All references to the Wisconsin Statutes are to the 2019-20 version unless otherwise noted.
¶6 A circuit court may modify child support if there has been a substantial or material change of circumstances of the parties or the children since the date of the last support order. See Poehnelt v. Poehnelt , 94 Wis. 2d 640, 648-49, 289 N.W.2d 296 (1980). The burden of demonstrating a substantial change in circumstances is on the party seeking modification. Kelly v. Hougham , 178 Wis. 2d 546, 556, 504 N.W.2d 440 (Ct. App. 1993). We will not disturb a circuit court's findings of fact unless they are clearly erroneous. See Rohde-Giovanni v. Baumgart , 2003 WI App 136, ¶5, 266 Wis. 2d 339, 667 N.W.2d 718. However, we "independently determine whether the moving party has shown a substantial change in circumstances" as a matter of law. Jalovec v. Jalovec , 2007 WI App 206, ¶22, 305 Wis. 2d 467, 739 N.W.2d 834. Our determination must nevertheless give weight to the circuit court's decision "because the determination is heavily dependent upon an interpretation and analysis of underlying facts." See Pero v. Lucas , 2006 WI App 112, ¶23, 293 Wis. 2d 781, 718 N.W.2d 184 (reviewing a decision regarding proposed modification of custody or placement that also required a showing of a substantial change in circumstances).
¶7 John argues that the circuit court erred because the nonpayment of variable costs does not fall within any of the statutory scenarios giving rise to a rebuttable presumption of a substantial change in circumstances, especially where there has not been a change in the payer's income.

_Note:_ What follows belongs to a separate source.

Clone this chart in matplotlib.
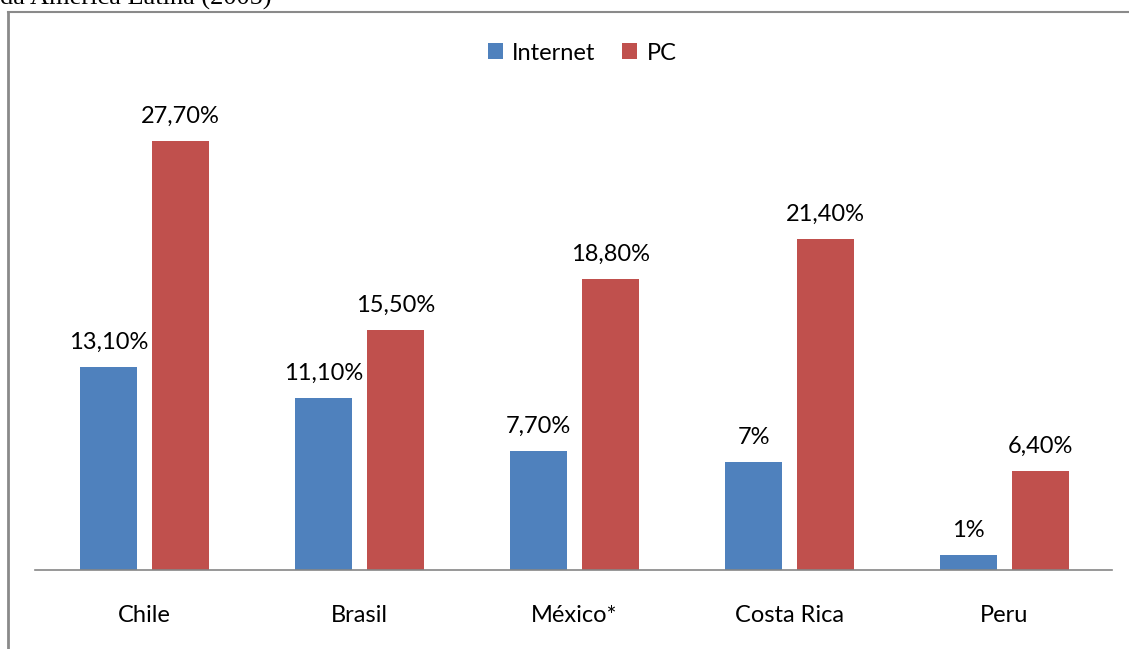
import matplotlib
matplotlib.use("Agg")
import matplotlib.pyplot as plt
from matplotlib.lines import Line2D
import numpy as np

categories = ["Chile", "Brasil", "México*", "Costa Rica", "Peru"]
internet = [13.1, 11.1, 7.7, 7.0, 1.0]
pc = [27.7, 15.5, 18.8, 21.4, 6.4]
internet_labels = ["13,10%", "11,10%", "7,70%", "7%", "1%"]
pc_labels = ["27,70%", "15,50%", "18,80%", "21,40%", "6,40%"]
series_names = ["Internet", "PC"]

W, H = 1129, 649
fig = plt.figure(figsize=(W / 100, H / 100), dpi=100)
font = "Lato"
fs = 17

ax = fig.add_axes([37 / W, (H - 570) / H, 1075 / W, (570 - 80) / H])
x = np.arange(len(categories))
bw = 0.265
off = 0.167
b1 = ax.bar(x - off, internet, bw, color="#4F81BD", label=series_names[0])
b2 = ax.bar(x + off, pc, bw, color="#C0504D", label=series_names[1])

for bars, labels in ((b1, internet_labels), (b2, pc_labels)):
    for rect, lab in zip(bars, labels):
        ax.annotate(lab, (rect.get_x() + rect.get_width() / 2, rect.get_height()),
                    xytext=(0, 10), textcoords="offset points", ha="center", va="bottom",
                    fontsize=fs, family=font, color="#000000")

ax.set_xlim(-0.5, 4.5)
ax.set_ylim(0, (570 - 80) / 15.49)
ax.set_xticks(x)
ax.set_xticklabels(categories, fontsize=fs, family=font)
ax.tick_params(axis="x", length=0, pad=25)
ax.set_yticks([])
for s in ("top", "right", "left"):
    ax.spines[s].set_visible(False)
ax.spines["bottom"].set_color("#868686")
ax.spines["bottom"].set_linewidth(1.2)
ax.spines["bottom"].set_bounds(-0.51, 4.5)

fig.legend(handles=[b1, b2], loc="center", bbox_to_anchor=(582 / W, 1 - 53 / H), ncol=2,
           frameon=False, prop={"family": font, "size": fs}, handlelength=0.65,
           handleheight=0.65, handletextpad=0.4, columnspacing=1.1)

# outer border (left and top)
fig.add_artist(Line2D([7.5 / W, 7.5 / W], [0, 1 - 12 / H], transform=fig.transFigure,
                      color="#8a8a8a", lw=2))
fig.add_artist(Line2D([7.5 / W, 1], [1 - 12 / H, 1 - 12 / H], transform=fig.transFigure,
                      color="#8a8a8a", lw=1.5))

# caption clipped at the top edge, as in the reference
fig.text(0, 1 - 5 / H, "da América Latina (2005)", family="Liberation Serif",
         fontsize=19, ha="left", va="baseline")

fig.savefig("out.png", dpi=100)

The statute provides, as relevant here, that there is a rebuttable presumption of a substantial change in circumstances where there is:
A difference between the amount of child support ordered by the court to be paid by the payer and the amount that the payer would have been required to pay based on the percentage standard established by the department under s. 49.22(9) if the court did not use the percentage standard in determining the child support payments and did not provide the information required under s. 46.10(14)(d), 49.345(14)(d), 301.12(14)(d), or 767.511(1n), whichever is appropriate.
¶8 The prior stipulation for $900 in monthly child support deviated from the DCF percentage standard, and it does not appear that the circuit court considered the information required under the statute when it approved the prior stipulation. This circumstance alone created a rebuttable presumption of a substantial change in circumstances, providing a basis for the court's modification order.

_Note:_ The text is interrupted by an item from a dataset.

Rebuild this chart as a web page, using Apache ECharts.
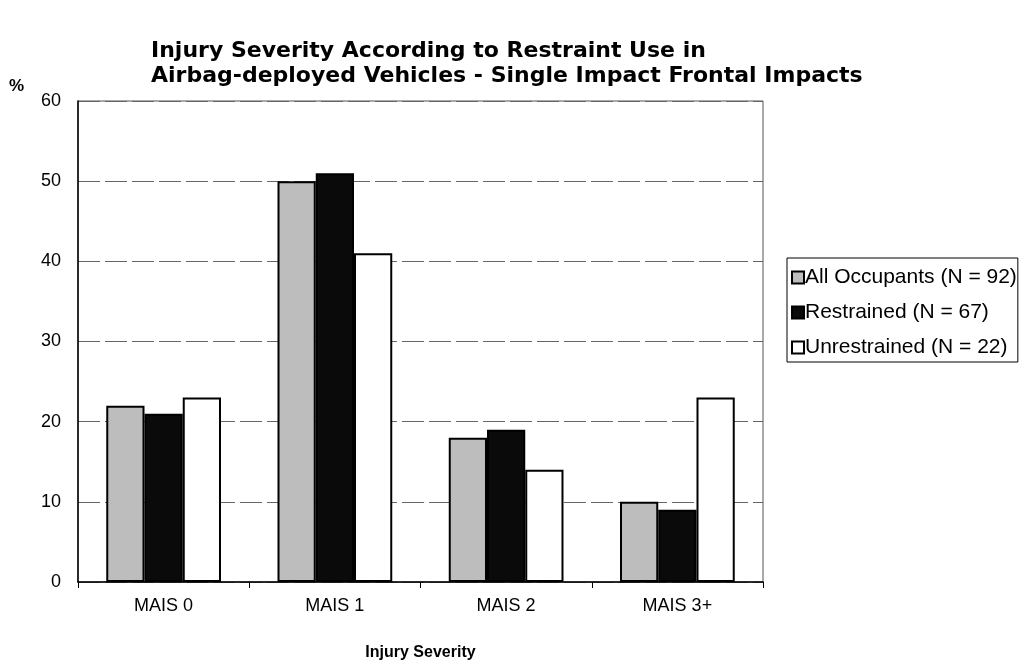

¶9 Although John acknowledges the deviation from the DCF percentage standard, he suggests, in conclusory fashion, that WIS. STAT. § 767.59(1f)(b)4. does not apply because the "parents both agreed" to the deviation. However even if we assume the parties’ agreement renders § 767.59(1f)(b)4. inapplicable, John fails to address the other delineated situations that "may constitute a substantial change of circumstances sufficient to justify revision of the judgment or order," including a catch-all provision for where there is "[a]ny other factor that the court determines is relevant." Sec. 767.59(1f)(c)4.

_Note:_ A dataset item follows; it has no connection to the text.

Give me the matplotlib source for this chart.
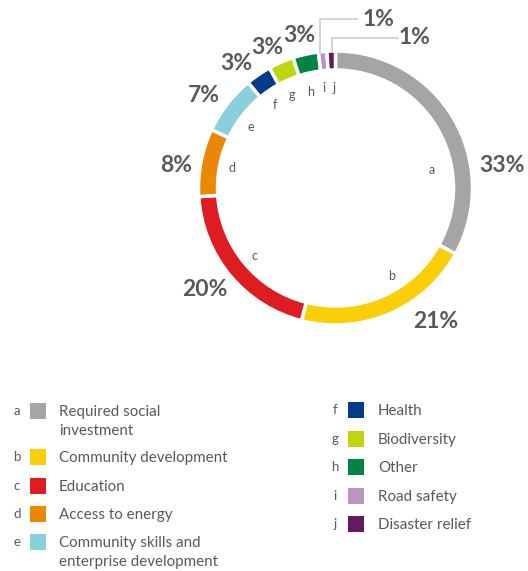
import matplotlib.pyplot as plt
from matplotlib.patches import Rectangle

letters = ['a', 'b', 'c', 'd', 'e', 'f', 'g', 'h', 'i', 'j']
values = [33, 21, 20, 8, 7, 3, 3, 3, 1, 1]
names = ['Required social\ninvestment', 'Community development', 'Education',
         'Access to energy', 'Community skills and\nenterprise development',
         'Health', 'Biodiversity', 'Other', 'Road safety', 'Disaster relief']
colors = ['#a5a5a5', '#fbce07', '#dd1d21', '#eb8705', '#89cfdc',
          '#003c88', '#bed50f', '#008443', '#ba95be', '#641964']

W, H = 528, 571
TXT = '#595959'
plt.rcParams['font.family'] = ['Lato', 'DejaVu Sans']

fig = plt.figure(figsize=(W / 100, H / 100), dpi=100)
ax = fig.add_axes([0, 0, 1, 1])

def py(y):
    # pixel row (from top) -> data y
    return H - y

cx, cy, R = 335.5, 188, 137
ax.pie(values, colors=colors, startangle=90, counterclock=False,
       center=(cx, py(cy)), radius=R,
       wedgeprops=dict(width=19, edgecolor='white', linewidth=2.5))
ax.set_xlim(0, W)
ax.set_ylim(0, H)
ax.set_aspect('equal')
ax.axis('off')

# percentage labels (pixel positions, hand placed like the original)
pct_pos = [(502, 165), (436, 322), (205, 289), (176, 166), (204, 96),
           (236, 63), (267, 47), (299, 35), (378, 20), (415, 38)]
for v, (x, y) in zip(values, pct_pos):
    ax.text(x, py(y), f'{v}%', fontsize=16.5, fontweight='bold', color=TXT,
            ha='center', va='center')

# letter labels inside the ring
let_pos = [(432, 170), (392, 276), (255, 256), (232, 168), (251, 127),
           (275, 105), (292, 95), (311, 92), (324, 88), (334, 88)]
for l, (x, y) in zip(letters, let_pos):
    ax.text(x, py(y), l, fontsize=9, color=TXT, ha='center', va='center')

# leader lines for the two small slices
lc = '#cccccc'
ax.plot([320, 320, 357], [py(52), py(19), py(19)], color=lc, lw=1.2)
ax.plot([332, 332, 398], [py(52), py(38), py(38)], color=lc, lw=1.2)

# legend
rows_left = [411, 457, 486, 514, 542]
rows_right = [410, 439, 467, 496, 524]
for i in range(10):
    if i < 5:
        lx, bx, tx, y = 17, 30, 59, rows_left[i]
    else:
        lx, bx, tx, y = 335, 348, 378, rows_right[i - 5]
    ax.text(lx, py(y), letters[i], fontsize=9.5, color=TXT, ha='center', va='center')
    ax.add_patch(Rectangle((bx, py(y) - 8), 16, 16, color=colors[i], lw=0))
    ax.text(tx, py(y) + 6, names[i], fontsize=10.9, color=TXT, ha='left', va='top',
            linespacing=1.45)

fig.savefig('out.png', dpi=100)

¶10 Given the catch-all provision, we reject John's claim that there cannot be a substantial change in circumstances based on nonpayment of variable costs or where the payer's income is unchanged. Here, the circuit court properly exercised its discretion when it considered John's failure to pay stipulated variable costs to be a relevant factor constituting a substantial change of circumstances justifying the modification of child support. Although there was no requirement that he pay the variable costs within a certain period of time, and he claims he was not provided with receipts or bills for those costs, the court implicitly credited Bobbie Jo's testimony that John knew what the costs were and failed to pay them for months. See generally State v. Echols , 175 Wis. 2d 653, 672-73, 499 N.W.2d 631 (1993) ; see also State v. Quarzenski , 2007 WI App 212, ¶19, 305 Wis. 2d 525, 739 N.W.2d 844 ("To the extent the circuit court's conclusions are rooted in the witnesses’ credibility, we will accept those determinations," and if the circuit court fails to make "express" credibility findings, we assume that the court "made implicit findings on a witness's credibility when analyzing the evidence."). When acting as the finder of fact, the circuit court is the ultimate arbiter of witness credibility. Lessor v. Wangelin , 221 Wis. 2d 659, 665, 586 N.W.2d 1 (Ct. App. 1998). Further, the court specifically exempted John from having to contribute to the variable costs for the minor child, which supports the conclusion that the court considered John's failure to pay those costs when deciding to increase the support order.
¶11 John nevertheless argues that if Bobbie Jo believed he was not complying with the parties’ stipulation, "contempt was the proper remedy, not modification of a support order." John, however, provides no authority to support his argument that Bobbie Jo was required to pursue contempt rather than child support modification, and the circuit court could properly determine that modifying the stipulated order was preferable to the exchange of expense receipts and the potential periodic return to court that contempt proceedings would entail.
By the Court. —Order affirmed.
This opinion will not be published. See WIS. STAT. RULE 809.23(1)(b)5.